Task to complete:
Reproduce every entry that follows word for word, but omit the images.

Charts and diagrams as code:

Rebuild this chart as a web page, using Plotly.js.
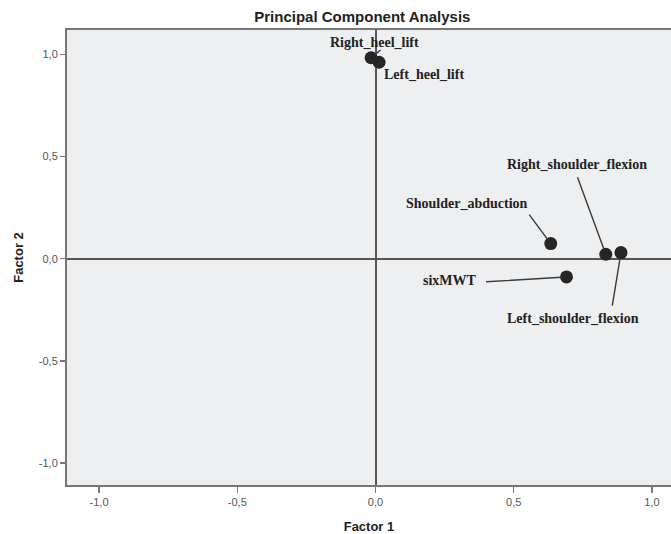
<!DOCTYPE html>
<html>
<head>
<meta charset="utf-8">
<script src="https://cdn.plot.ly/plotly-3.0.1.min.js"></script>
<style>html,body{margin:0;padding:0;background:#fff;}#chart{width:671px;height:534px;}</style>
</head>
<body>
<div id="chart"></div>
<script>
// Variable names and their loadings
const variables = ["Right_heel_lift", "Left_heel_lift", "Shoulder_abduction", "Right_shoulder_flexion", "Left_shoulder_flexion", "sixMWT"];
const factor1 = [-0.016, 0.013, 0.634, 0.833, 0.888, 0.691];
const factor2 = [0.984, 0.962, 0.074, 0.022, 0.030, -0.089];
const tickValues = [-1.0, -0.5, 0.0, 0.5, 1.0];
const tickLabels = ["-1,0", "-0,5", "0,0", "0,5", "1,0"];

// label text offsets (pixels) from each point, and leader-line tail offsets (null = no line)
const labelShift = [
  {dx: 3, dy: 15},
  {dx: 45, dy: -12},
  {dx: -84, dy: 40},
  {dx: -29, dy: 90},
  {dx: -48, dy: -66},
  {dx: -117, dy: -4}
];
const leaderTail = [
  {ax: 11, ay: -9},
  null,
  {ax: -23, ay: -31},
  {ax: -29, ay: -79},
  {ax: -9, ay: 55},
  {ax: -82, ay: 5}
];

const trace = {
  x: factor1,
  y: factor2,
  mode: "markers",
  type: "scatter",
  marker: {size: 13, color: "#262626", line: {width: 0}},
  hoverinfo: "text",
  text: variables
};

const labelFont = {family: "Liberation Serif, Times New Roman, serif", size: 14, color: "#222", weight: "bold"};
const annotations = [];
variables.forEach((v, i) => {
  if (leaderTail[i]) {
    annotations.push({
      x: factor1[i], y: factor2[i], xref: "x", yref: "y",
      text: " ", font: {size: 1},
      showarrow: true, arrowhead: 0, arrowwidth: 1.4, arrowcolor: "#3a3a3a",
      standoff: 5,
      ax: leaderTail[i].ax, ay: leaderTail[i].ay
    });
  }
  annotations.push({
    x: factor1[i], y: factor2[i], xref: "x", yref: "y",
    text: v, showarrow: false,
    xanchor: "center", yanchor: "middle",
    xshift: labelShift[i].dx, yshift: labelShift[i].dy,
    font: labelFont
  });
});

const layout = {
  width: 671, height: 534,
  margin: {l: 67, r: 0, t: 30, b: 49},
  paper_bgcolor: "#ffffff",
  plot_bgcolor: "#eeeff1",
  separators: ",.",
  showlegend: false,
  title: {
    text: "<b>Principal Component Analysis</b>",
    font: {family: "Liberation Sans, Arial, sans-serif", size: 15, color: "#222"},
    x: 0.54, xanchor: "center", y: 0.979, yanchor: "top"
  },
  xaxis: {
    range: [-1.116, 1.069],
    tickvals: tickValues,
    ticktext: tickLabels,
    showgrid: false,
    zeroline: true, zerolinecolor: "#555", zerolinewidth: 2,
    showline: true, linecolor: "#777", linewidth: 2, mirror: true,
    ticks: "outside", ticklen: 6, tickwidth: 1.5, tickcolor: "#777",
    tickfont: {family: "Liberation Sans, Arial, sans-serif", size: 11, color: "#555"},
    title: {text: "<b>Factor 1</b>", font: {family: "Liberation Sans, Arial, sans-serif", size: 13, color: "#222"}, standoff: 16}
  },
  yaxis: {
    range: [-1.108, 1.12],
    tickvals: tickValues,
    ticktext: tickLabels,
    showgrid: false,
    zeroline: true, zerolinecolor: "#555", zerolinewidth: 2,
    showline: true, linecolor: "#777", linewidth: 2, mirror: false,
    ticks: "outside", ticklen: 5, tickwidth: 1.5, tickcolor: "#777",
    tickfont: {family: "Liberation Sans, Arial, sans-serif", size: 11, color: "#555"},
    title: {text: "<b>Factor 2</b>", font: {family: "Liberation Sans, Arial, sans-serif", size: 13, color: "#222"}, standoff: 12}
  },
  annotations: annotations
};

Plotly.newPlot("chart", [trace], layout, {displayModeBar: false, staticPlot: true});
</script>
</body>
</html>
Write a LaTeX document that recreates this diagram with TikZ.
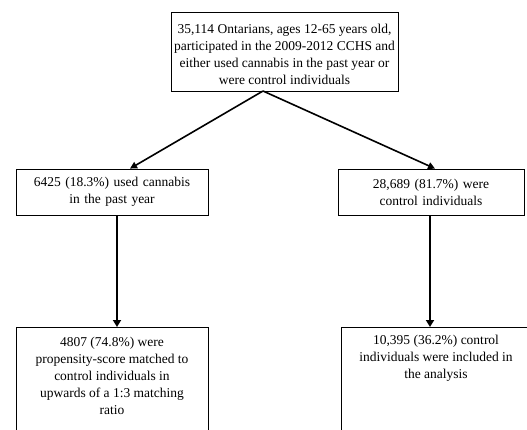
\documentclass[tikz,border=0pt]{standalone}
\usepackage{fontspec}
\setmainfont{Liberation Serif}
\usetikzlibrary{arrows.meta}
\begin{document}
\begin{tikzpicture}[x=1pt,y=-1pt,
  box/.style={draw, line width=0.8pt, inner sep=0pt, align=center,
    font=\fontsize{13.5}{17}\selectfont},
  thinarrow/.style={line width=1.6pt, -{Triangle[length=7pt,width=7pt]}},
  thickarrow/.style={line width=2.6pt, -{Triangle[length=7pt,width=8pt]}}]
\useasboundingbox (0,0) rectangle (527,429);
\clip (0,0) rectangle (527,429);
\node[box, anchor=north] (top) at (284.5,12)
  {\parbox[t][79pt][t]{227pt}{\centering\vspace*{9pt}\strut 35,114 Ontarians, ages 12-65 years old,\\ participated in the 2009-2012 CCHS and\\ either used cannabis in the past year or\\ were control individuals}};
\node[box, minimum width=192pt, minimum height=46pt, text width=190pt] (midL) at (112,192)
  {6425 (18.3\%) used cannabis\\ in the past year};
\node[box, minimum width=186pt, minimum height=46pt, text width=184pt] (midR) at (431,192)
  {28,689 (81.7\%) were\\ control individuals};
\node[box, anchor=north] (botL) at (112,327)
  {\parbox[t][130pt][t]{192pt}{\centering\vspace*{7pt}\strut 4807 (74.8\%) were\\ propensity-score matched to\\ control individuals in\\ upwards of a 1:3 matching\\ ratio}};
\node[box, anchor=north] (botR) at (436,327)
  {\parbox[t][130pt][t]{190pt}{\centering\vspace*{5pt}\strut 10,395 (36.2\%) control\\ individuals were included in\\ the analysis}};
\coordinate (split) at (263,91);
\draw[thinarrow] (split) -- (midL.north -| 130,0);
\draw[thinarrow] (split) -- (midR.north -| 435,0);
\draw[thickarrow] (midL.south -| 117,0) -- (botL.north -| 117,0);
\draw[thickarrow] (midR.south -| 430,0) -- (botR.north -| 430,0);
\end{tikzpicture}
\end{document}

Result of this task:
Rebuild this chart as a web page, using Plotly.js.
<!DOCTYPE html>
<html>
<head>
<meta charset="utf-8">
<script src="https://cdn.plot.ly/plotly-3.0.1.min.js"></script>
<style>html,body{margin:0;padding:0;background:#fff;}#chart{width:671px;height:534px;}</style>
</head>
<body>
<div id="chart"></div>
<script>
// Variable names and their loadings
const variables = ["Right_heel_lift", "Left_heel_lift", "Shoulder_abduction", "Right_shoulder_flexion", "Left_shoulder_flexion", "sixMWT"];
const factor1 = [-0.016, 0.013, 0.634, 0.833, 0.888, 0.691];
const factor2 = [0.984, 0.962, 0.074, 0.022, 0.030, -0.089];
const tickValues = [-1.0, -0.5, 0.0, 0.5, 1.0];
const tickLabels = ["-1,0", "-0,5", "0,0", "0,5", "1,0"];

// label text offsets (pixels) from each point, and leader-line tail offsets (null = no line)
const labelShift = [
  {dx: 3, dy: 15},
  {dx: 45, dy: -12},
  {dx: -84, dy: 40},
  {dx: -29, dy: 90},
  {dx: -48, dy: -66},
  {dx: -117, dy: -4}
];
const leaderTail = [
  {ax: 11, ay: -9},
  null,
  {ax: -23, ay: -31},
  {ax: -29, ay: -79},
  {ax: -9, ay: 55},
  {ax: -82, ay: 5}
];

const trace = {
  x: factor1,
  y: factor2,
  mode: "markers",
  type: "scatter",
  marker: {size: 13, color: "#262626", line: {width: 0}},
  hoverinfo: "text",
  text: variables
};

const labelFont = {family: "Liberation Serif, Times New Roman, serif", size: 14, color: "#222", weight: "bold"};
const annotations = [];
variables.forEach((v, i) => {
  if (leaderTail[i]) {
    annotations.push({
      x: factor1[i], y: factor2[i], xref: "x", yref: "y",
      text: " ", font: {size: 1},
      showarrow: true, arrowhead: 0, arrowwidth: 1.4, arrowcolor: "#3a3a3a",
      standoff: 5,
      ax: leaderTail[i].ax, ay: leaderTail[i].ay
    });
  }
  annotations.push({
    x: factor1[i], y: factor2[i], xref: "x", yref: "y",
    text: v, showarrow: false,
    xanchor: "center", yanchor: "middle",
    xshift: labelShift[i].dx, yshift: labelShift[i].dy,
    font: labelFont
  });
});

const layout = {
  width: 671, height: 534,
  margin: {l: 67, r: 0, t: 30, b: 49},
  paper_bgcolor: "#ffffff",
  plot_bgcolor: "#eeeff1",
  separators: ",.",
  showlegend: false,
  title: {
    text: "<b>Principal Component Analysis</b>",
    font: {family: "Liberation Sans, Arial, sans-serif", size: 15, color: "#222"},
    x: 0.54, xanchor: "center", y: 0.979, yanchor: "top"
  },
  xaxis: {
    range: [-1.116, 1.069],
    tickvals: tickValues,
    ticktext: tickLabels,
    showgrid: false,
    zeroline: true, zerolinecolor: "#555", zerolinewidth: 2,
    showline: true, linecolor: "#777", linewidth: 2, mirror: true,
    ticks: "outside", ticklen: 6, tickwidth: 1.5, tickcolor: "#777",
    tickfont: {family: "Liberation Sans, Arial, sans-serif", size: 11, color: "#555"},
    title: {text: "<b>Factor 1</b>", font: {family: "Liberation Sans, Arial, sans-serif", size: 13, color: "#222"}, standoff: 16}
  },
  yaxis: {
    range: [-1.108, 1.12],
    tickvals: tickValues,
    ticktext: tickLabels,
    showgrid: false,
    zeroline: true, zerolinecolor: "#555", zerolinewidth: 2,
    showline: true, linecolor: "#777", linewidth: 2, mirror: false,
    ticks: "outside", ticklen: 5, tickwidth: 1.5, tickcolor: "#777",
    tickfont: {family: "Liberation Sans, Arial, sans-serif", size: 11, color: "#555"},
    title: {text: "<b>Factor 2</b>", font: {family: "Liberation Sans, Arial, sans-serif", size: 13, color: "#222"}, standoff: 12}
  },
  annotations: annotations
};

Plotly.newPlot("chart", [trace], layout, {displayModeBar: false, staticPlot: true});
</script>
</body>
</html>
Write a LaTeX document that recreates this diagram with TikZ.
\documentclass[tikz,border=0pt]{standalone}
\usepackage{fontspec}
\setmainfont{Liberation Serif}
\usetikzlibrary{arrows.meta}
\begin{document}
\begin{tikzpicture}[x=1pt,y=-1pt,
  box/.style={draw, line width=0.8pt, inner sep=0pt, align=center,
    font=\fontsize{13.5}{17}\selectfont},
  thinarrow/.style={line width=1.6pt, -{Triangle[length=7pt,width=7pt]}},
  thickarrow/.style={line width=2.6pt, -{Triangle[length=7pt,width=8pt]}}]
\useasboundingbox (0,0) rectangle (527,429);
\clip (0,0) rectangle (527,429);
\node[box, anchor=north] (top) at (284.5,12)
  {\parbox[t][79pt][t]{227pt}{\centering\vspace*{9pt}\strut 35,114 Ontarians, ages 12-65 years old,\\ participated in the 2009-2012 CCHS and\\ either used cannabis in the past year or\\ were control individuals}};
\node[box, minimum width=192pt, minimum height=46pt, text width=190pt] (midL) at (112,192)
  {6425 (18.3\%) used cannabis\\ in the past year};
\node[box, minimum width=186pt, minimum height=46pt, text width=184pt] (midR) at (431,192)
  {28,689 (81.7\%) were\\ control individuals};
\node[box, anchor=north] (botL) at (112,327)
  {\parbox[t][130pt][t]{192pt}{\centering\vspace*{7pt}\strut 4807 (74.8\%) were\\ propensity-score matched to\\ control individuals in\\ upwards of a 1:3 matching\\ ratio}};
\node[box, anchor=north] (botR) at (436,327)
  {\parbox[t][130pt][t]{190pt}{\centering\vspace*{5pt}\strut 10,395 (36.2\%) control\\ individuals were included in\\ the analysis}};
\coordinate (split) at (263,91);
\draw[thinarrow] (split) -- (midL.north -| 130,0);
\draw[thinarrow] (split) -- (midR.north -| 435,0);
\draw[thickarrow] (midL.south -| 117,0) -- (botL.north -| 117,0);
\draw[thickarrow] (midR.south -| 430,0) -- (botR.north -| 430,0);
\end{tikzpicture}
\end{document}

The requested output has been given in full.